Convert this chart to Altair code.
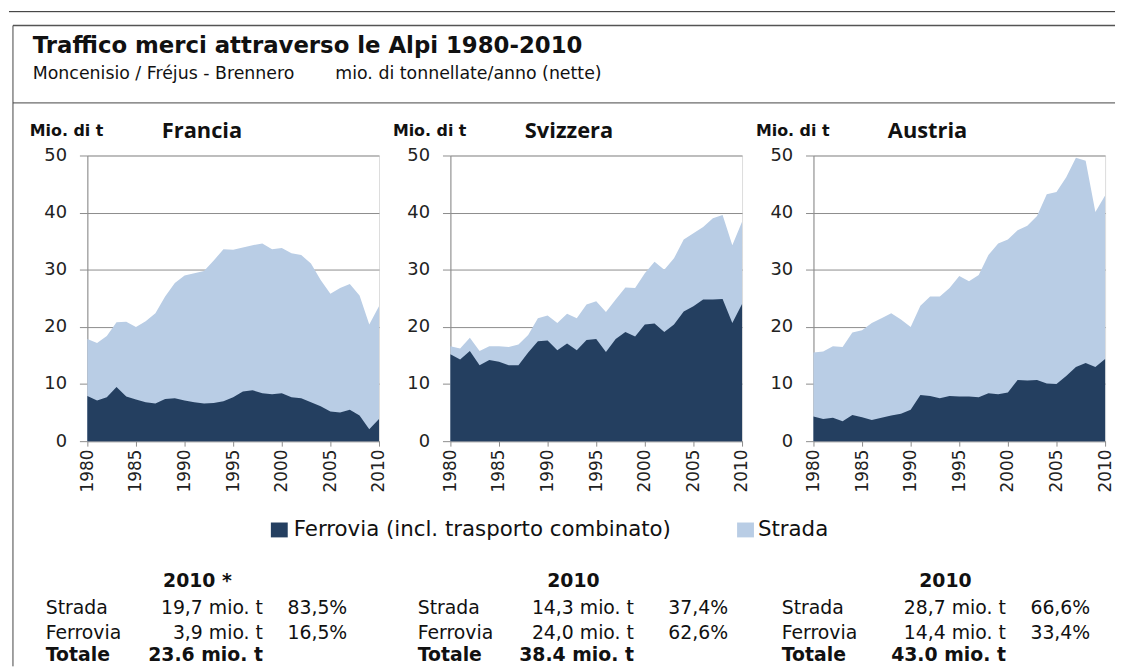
---
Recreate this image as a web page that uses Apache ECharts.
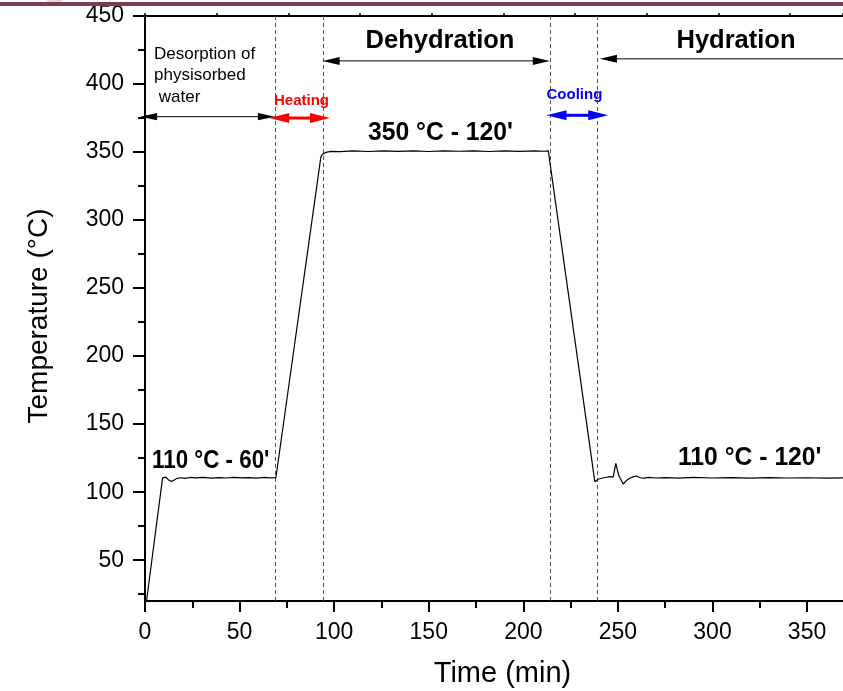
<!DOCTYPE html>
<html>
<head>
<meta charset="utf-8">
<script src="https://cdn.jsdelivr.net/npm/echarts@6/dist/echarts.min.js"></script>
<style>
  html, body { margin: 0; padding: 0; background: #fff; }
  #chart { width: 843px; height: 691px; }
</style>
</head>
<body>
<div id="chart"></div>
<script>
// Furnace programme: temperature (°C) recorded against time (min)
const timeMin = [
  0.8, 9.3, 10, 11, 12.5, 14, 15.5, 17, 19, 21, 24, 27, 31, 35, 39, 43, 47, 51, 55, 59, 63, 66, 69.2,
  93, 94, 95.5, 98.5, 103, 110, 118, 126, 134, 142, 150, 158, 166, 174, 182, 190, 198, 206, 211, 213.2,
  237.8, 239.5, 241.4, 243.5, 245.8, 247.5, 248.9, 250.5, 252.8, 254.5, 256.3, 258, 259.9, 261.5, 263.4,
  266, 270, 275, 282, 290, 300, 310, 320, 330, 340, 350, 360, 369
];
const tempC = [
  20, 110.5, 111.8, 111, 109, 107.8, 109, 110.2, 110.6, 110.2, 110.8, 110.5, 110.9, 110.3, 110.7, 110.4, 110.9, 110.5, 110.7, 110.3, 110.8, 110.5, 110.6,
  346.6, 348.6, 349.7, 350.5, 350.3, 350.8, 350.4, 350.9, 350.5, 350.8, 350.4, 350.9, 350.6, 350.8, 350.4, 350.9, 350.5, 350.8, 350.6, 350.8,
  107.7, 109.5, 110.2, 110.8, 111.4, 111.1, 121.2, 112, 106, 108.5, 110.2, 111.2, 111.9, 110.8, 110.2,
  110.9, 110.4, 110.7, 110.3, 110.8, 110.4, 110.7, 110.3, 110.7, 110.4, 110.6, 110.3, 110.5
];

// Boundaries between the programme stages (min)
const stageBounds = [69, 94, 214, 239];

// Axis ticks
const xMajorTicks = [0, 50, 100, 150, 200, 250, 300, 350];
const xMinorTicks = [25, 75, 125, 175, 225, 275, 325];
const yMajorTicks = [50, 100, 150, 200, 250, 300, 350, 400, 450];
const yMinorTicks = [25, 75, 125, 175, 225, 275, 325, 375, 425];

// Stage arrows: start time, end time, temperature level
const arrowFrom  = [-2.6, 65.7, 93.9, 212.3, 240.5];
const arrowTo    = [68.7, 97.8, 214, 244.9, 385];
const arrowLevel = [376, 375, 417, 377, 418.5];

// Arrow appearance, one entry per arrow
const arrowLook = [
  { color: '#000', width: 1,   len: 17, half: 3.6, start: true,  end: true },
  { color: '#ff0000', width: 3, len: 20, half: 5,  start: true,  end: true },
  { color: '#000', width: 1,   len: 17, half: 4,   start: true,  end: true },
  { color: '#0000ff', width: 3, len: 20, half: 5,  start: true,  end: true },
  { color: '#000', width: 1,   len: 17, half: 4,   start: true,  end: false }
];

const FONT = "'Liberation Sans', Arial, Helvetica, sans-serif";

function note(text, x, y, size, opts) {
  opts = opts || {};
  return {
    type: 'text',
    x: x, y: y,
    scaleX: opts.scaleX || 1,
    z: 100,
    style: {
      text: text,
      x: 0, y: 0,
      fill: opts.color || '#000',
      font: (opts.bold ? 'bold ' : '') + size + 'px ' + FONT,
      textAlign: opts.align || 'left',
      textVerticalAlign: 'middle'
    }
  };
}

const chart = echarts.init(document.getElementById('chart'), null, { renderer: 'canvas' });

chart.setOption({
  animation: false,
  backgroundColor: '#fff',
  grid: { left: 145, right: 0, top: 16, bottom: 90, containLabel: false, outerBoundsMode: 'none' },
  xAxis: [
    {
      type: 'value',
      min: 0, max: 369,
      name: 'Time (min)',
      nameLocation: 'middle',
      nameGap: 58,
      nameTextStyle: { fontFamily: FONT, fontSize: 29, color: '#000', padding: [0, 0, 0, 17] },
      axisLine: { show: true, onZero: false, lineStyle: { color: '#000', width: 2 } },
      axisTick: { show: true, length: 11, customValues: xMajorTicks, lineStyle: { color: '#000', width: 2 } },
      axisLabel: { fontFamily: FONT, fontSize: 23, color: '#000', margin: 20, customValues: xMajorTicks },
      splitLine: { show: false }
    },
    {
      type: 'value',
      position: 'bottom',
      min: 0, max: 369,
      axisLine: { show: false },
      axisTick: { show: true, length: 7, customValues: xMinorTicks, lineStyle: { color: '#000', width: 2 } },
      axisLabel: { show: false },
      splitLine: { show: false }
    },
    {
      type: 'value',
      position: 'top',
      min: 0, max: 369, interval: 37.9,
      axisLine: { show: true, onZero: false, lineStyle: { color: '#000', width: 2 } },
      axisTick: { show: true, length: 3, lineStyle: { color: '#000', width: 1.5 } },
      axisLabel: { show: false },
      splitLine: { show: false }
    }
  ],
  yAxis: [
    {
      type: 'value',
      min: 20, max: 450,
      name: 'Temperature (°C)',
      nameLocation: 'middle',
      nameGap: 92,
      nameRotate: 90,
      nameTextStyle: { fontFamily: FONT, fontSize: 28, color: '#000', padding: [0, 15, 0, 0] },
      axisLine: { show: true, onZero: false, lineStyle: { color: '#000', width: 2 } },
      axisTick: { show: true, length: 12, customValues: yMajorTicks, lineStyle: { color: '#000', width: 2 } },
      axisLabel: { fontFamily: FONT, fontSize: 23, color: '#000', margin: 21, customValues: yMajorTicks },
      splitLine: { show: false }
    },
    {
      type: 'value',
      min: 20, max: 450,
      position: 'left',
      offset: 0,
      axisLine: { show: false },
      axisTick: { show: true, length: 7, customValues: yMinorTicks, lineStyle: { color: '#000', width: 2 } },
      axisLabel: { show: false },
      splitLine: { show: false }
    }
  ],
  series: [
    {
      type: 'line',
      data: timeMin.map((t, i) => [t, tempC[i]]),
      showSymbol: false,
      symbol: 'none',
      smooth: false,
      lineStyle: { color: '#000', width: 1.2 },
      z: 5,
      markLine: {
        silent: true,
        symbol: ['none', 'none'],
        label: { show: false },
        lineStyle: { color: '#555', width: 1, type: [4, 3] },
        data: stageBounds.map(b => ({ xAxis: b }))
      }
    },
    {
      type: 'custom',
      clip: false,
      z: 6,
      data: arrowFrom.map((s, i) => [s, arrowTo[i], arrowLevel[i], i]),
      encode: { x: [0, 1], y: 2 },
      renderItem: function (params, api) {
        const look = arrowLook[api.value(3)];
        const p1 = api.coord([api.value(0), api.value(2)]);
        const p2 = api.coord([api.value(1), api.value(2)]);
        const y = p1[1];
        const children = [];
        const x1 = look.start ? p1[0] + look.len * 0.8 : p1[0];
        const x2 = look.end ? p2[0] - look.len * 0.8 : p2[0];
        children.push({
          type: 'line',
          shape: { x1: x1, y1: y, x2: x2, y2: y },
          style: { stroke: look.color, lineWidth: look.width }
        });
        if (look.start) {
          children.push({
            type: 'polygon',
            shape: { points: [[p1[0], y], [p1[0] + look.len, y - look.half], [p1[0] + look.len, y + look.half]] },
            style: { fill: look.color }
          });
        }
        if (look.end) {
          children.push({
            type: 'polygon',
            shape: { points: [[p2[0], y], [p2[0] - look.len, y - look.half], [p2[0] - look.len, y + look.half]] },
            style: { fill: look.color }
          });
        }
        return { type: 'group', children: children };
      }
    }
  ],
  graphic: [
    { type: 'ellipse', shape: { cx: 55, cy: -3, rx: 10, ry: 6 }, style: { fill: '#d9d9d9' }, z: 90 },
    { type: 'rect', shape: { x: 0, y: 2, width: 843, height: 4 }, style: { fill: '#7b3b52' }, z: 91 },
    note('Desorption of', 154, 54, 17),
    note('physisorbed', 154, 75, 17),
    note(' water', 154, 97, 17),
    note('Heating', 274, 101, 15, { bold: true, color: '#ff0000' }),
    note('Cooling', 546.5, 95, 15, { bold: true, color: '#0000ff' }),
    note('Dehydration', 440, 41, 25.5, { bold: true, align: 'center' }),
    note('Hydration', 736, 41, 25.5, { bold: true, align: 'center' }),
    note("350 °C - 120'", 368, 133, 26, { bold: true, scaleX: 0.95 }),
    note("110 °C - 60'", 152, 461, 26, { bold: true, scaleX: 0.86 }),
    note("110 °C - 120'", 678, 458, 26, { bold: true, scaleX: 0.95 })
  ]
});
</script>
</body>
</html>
* * *
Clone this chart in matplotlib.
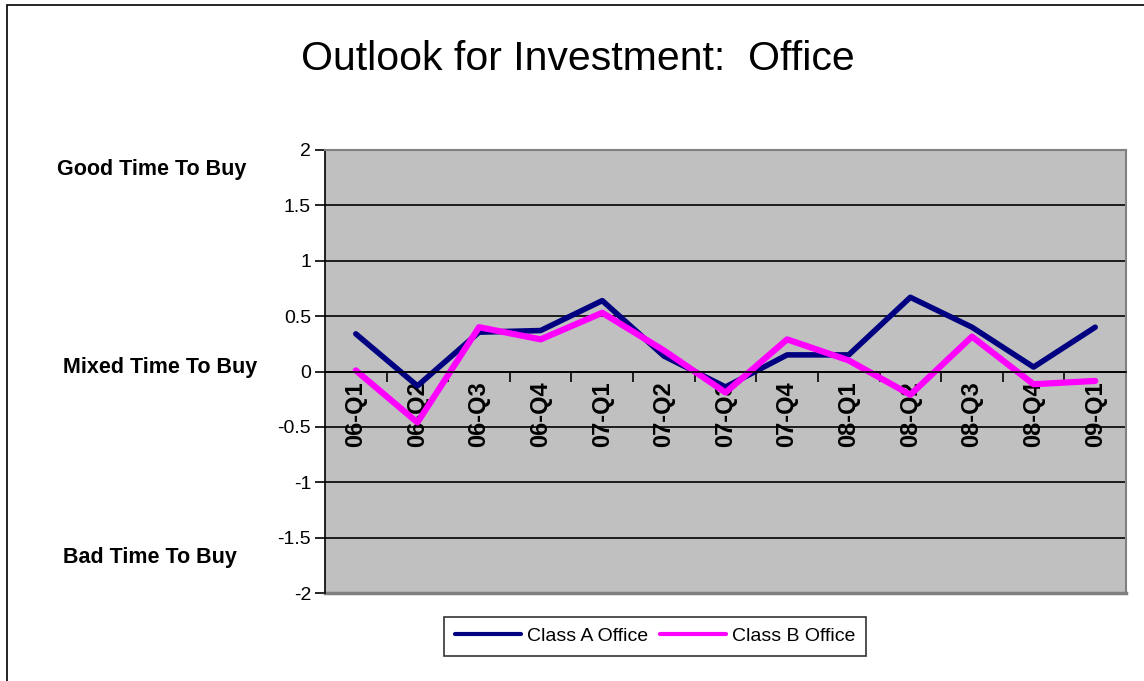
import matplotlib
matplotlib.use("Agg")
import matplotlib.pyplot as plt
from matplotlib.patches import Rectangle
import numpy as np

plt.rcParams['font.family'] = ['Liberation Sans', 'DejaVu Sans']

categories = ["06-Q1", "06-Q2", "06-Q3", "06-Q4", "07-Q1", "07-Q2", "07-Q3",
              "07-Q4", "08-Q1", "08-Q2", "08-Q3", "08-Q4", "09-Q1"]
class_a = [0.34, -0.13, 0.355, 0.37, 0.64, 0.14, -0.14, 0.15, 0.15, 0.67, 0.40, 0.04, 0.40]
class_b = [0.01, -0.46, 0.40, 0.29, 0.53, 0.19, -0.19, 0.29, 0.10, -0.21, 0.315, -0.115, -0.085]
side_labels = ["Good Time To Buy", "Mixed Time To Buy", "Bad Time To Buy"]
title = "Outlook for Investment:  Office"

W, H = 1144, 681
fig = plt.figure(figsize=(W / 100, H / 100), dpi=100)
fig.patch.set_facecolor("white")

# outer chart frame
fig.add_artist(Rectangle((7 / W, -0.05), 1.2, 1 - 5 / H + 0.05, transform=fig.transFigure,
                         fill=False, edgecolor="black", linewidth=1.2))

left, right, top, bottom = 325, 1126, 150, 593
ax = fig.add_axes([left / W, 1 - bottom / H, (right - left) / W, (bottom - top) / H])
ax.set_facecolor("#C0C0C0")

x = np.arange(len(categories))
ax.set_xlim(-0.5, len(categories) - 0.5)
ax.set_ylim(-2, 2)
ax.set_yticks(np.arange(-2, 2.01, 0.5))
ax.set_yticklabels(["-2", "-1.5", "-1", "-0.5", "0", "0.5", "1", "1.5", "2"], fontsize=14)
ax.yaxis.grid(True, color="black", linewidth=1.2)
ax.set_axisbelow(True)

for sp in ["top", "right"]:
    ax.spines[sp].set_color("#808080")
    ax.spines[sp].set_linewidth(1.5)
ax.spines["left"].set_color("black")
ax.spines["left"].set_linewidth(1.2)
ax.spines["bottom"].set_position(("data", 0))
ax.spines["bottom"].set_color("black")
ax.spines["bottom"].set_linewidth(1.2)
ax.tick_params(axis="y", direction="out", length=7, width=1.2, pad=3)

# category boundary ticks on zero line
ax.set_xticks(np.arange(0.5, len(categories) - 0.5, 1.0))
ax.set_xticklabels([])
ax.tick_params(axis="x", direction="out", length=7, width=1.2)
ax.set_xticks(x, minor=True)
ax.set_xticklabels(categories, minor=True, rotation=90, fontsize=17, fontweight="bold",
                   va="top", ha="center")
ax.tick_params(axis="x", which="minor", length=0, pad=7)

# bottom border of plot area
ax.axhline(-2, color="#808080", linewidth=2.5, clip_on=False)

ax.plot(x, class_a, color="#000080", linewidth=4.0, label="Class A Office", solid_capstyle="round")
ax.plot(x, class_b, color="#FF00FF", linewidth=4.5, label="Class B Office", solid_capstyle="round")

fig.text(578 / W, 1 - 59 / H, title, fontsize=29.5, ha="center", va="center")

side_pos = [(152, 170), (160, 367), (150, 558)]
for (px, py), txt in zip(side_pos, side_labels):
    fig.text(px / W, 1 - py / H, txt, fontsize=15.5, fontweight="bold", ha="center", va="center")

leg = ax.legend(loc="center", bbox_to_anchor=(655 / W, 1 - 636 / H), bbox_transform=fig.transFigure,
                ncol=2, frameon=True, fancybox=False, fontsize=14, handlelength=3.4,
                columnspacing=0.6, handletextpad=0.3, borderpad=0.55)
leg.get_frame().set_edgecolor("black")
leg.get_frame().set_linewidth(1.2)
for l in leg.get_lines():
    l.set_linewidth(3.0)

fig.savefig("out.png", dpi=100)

◆ **STATED TASK**
Read the lines above. Gather those in which the string "matplotlib" is found.

◆ **CORRECT OUTPUT**
Clone this chart in matplotlib.
import matplotlib
matplotlib.use("Agg")
import matplotlib.pyplot as plt
from matplotlib.patches import Rectangle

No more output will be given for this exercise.